__EXERCISE BRIEF__.
Make an exact copy of each entry, leaving out every picture.

__RAW RECORDS__.

..........

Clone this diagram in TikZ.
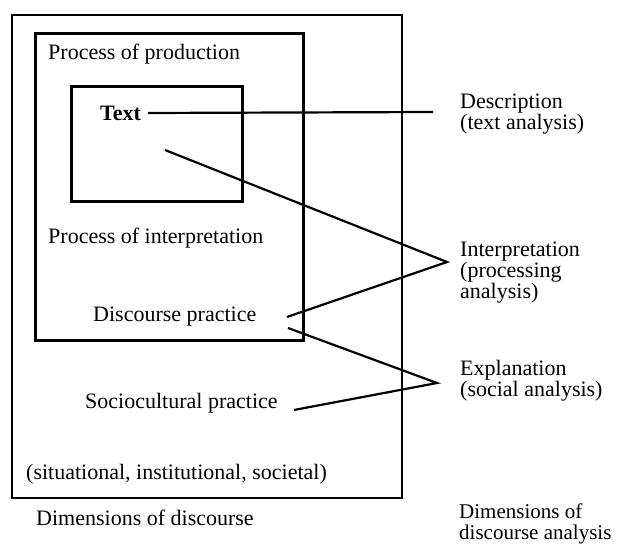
\documentclass[tikz,border=0pt]{standalone}
\usepackage{fontspec}
\setmainfont{Liberation Serif}
\begin{document}
\begin{tikzpicture}[x=1bp,y=-1bp,
  lbl/.style={anchor=west,inner sep=0pt,font=\fontsize{22bp}{19.5bp}\selectfont,align=left},
  boxline/.style={draw=black,line width=2.6bp},
  conn/.style={draw=black,line width=2.2bp,line join=miter}]
\useasboundingbox[fill=white] (0,0) rectangle (618,545);
% boxes
\draw[boxline] (12,15) rectangle (402,498);
\draw[boxline,line width=3bp] (35,34) rectangle (303,340);
\draw[boxline,line width=3bp] (71,87) rectangle (242,202);
% labels
\node[lbl] (prod) at (48,54) {Process of production};
\node[lbl,font=\fontsize{22bp}{19.5bp}\selectfont\bfseries] (txt) at (100,113) {Text};
\node[lbl] (interp) at (48,238) {Process of interpretation};
\node[lbl] (dp) at (93,317) {Discourse practice};
\node[lbl] (sp) at (85,403) {Sociocultural practice};
\node[lbl] (sit) at (26,474) {(situational, institutional, societal)};
\node[lbl] (dod) at (36,518) {Dimensions of discourse};
\node[lbl] (desc) at (460,114) {Description\\(text analysis)};
\node[lbl] (interpA) at (460,273) {Interpretation\\(processing\\analysis)};
\node[lbl] (expl) at (460,381) {Explanation\\(social analysis)};
\node[lbl,font=\fontsize{21bp}{21bp}\selectfont] (doda) at (459,524) {Dimensions of\\discourse analysis};
% connector end points
\coordinate (t1) at (148,113);
\coordinate (d1) at (433,112);
\coordinate (t2) at (165,150);
\coordinate (a2) at (447,262);
\coordinate (dp1) at (287,317);
\coordinate (dp2) at (288,328);
\coordinate (a3) at (437,383);
\coordinate (sp1) at (294,410);
% connectors
\draw[conn] (t1) -- (d1);
\draw[conn] (t2) -- (a2) -- (dp1);
\draw[conn] (dp2) -- (a3) -- (sp1);
\end{tikzpicture}
\end{document}
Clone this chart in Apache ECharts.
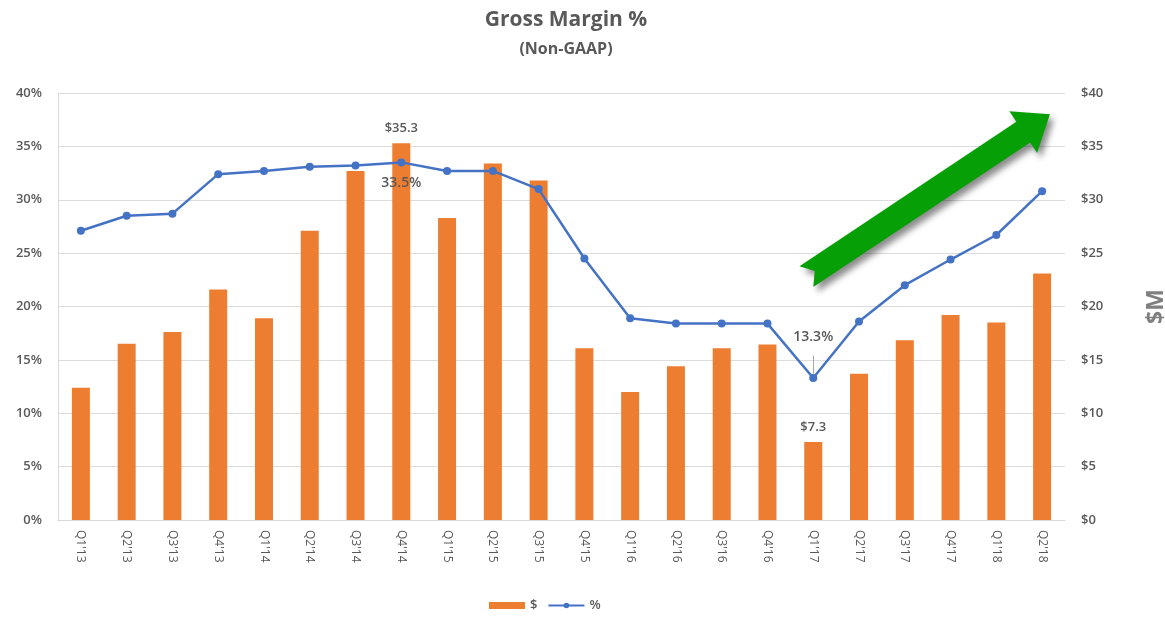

..........

__ANSWER__.
Clone this diagram in TikZ.
\documentclass[tikz,border=0pt]{standalone}
\usepackage{fontspec}
\setmainfont{Liberation Serif}
\begin{document}
\begin{tikzpicture}[x=1bp,y=-1bp,
  lbl/.style={anchor=west,inner sep=0pt,font=\fontsize{22bp}{19.5bp}\selectfont,align=left},
  boxline/.style={draw=black,line width=2.6bp},
  conn/.style={draw=black,line width=2.2bp,line join=miter}]
\useasboundingbox[fill=white] (0,0) rectangle (618,545);
% boxes
\draw[boxline] (12,15) rectangle (402,498);
\draw[boxline,line width=3bp] (35,34) rectangle (303,340);
\draw[boxline,line width=3bp] (71,87) rectangle (242,202);
% labels
\node[lbl] (prod) at (48,54) {Process of production};
\node[lbl,font=\fontsize{22bp}{19.5bp}\selectfont\bfseries] (txt) at (100,113) {Text};
\node[lbl] (interp) at (48,238) {Process of interpretation};
\node[lbl] (dp) at (93,317) {Discourse practice};
\node[lbl] (sp) at (85,403) {Sociocultural practice};
\node[lbl] (sit) at (26,474) {(situational, institutional, societal)};
\node[lbl] (dod) at (36,518) {Dimensions of discourse};
\node[lbl] (desc) at (460,114) {Description\\(text analysis)};
\node[lbl] (interpA) at (460,273) {Interpretation\\(processing\\analysis)};
\node[lbl] (expl) at (460,381) {Explanation\\(social analysis)};
\node[lbl,font=\fontsize{21bp}{21bp}\selectfont] (doda) at (459,524) {Dimensions of\\discourse analysis};
% connector end points
\coordinate (t1) at (148,113);
\coordinate (d1) at (433,112);
\coordinate (t2) at (165,150);
\coordinate (a2) at (447,262);
\coordinate (dp1) at (287,317);
\coordinate (dp2) at (288,328);
\coordinate (a3) at (437,383);
\coordinate (sp1) at (294,410);
% connectors
\draw[conn] (t1) -- (d1);
\draw[conn] (t2) -- (a2) -- (dp1);
\draw[conn] (dp2) -- (a3) -- (sp1);
\end{tikzpicture}
\end{document}
Clone this chart in Apache ECharts.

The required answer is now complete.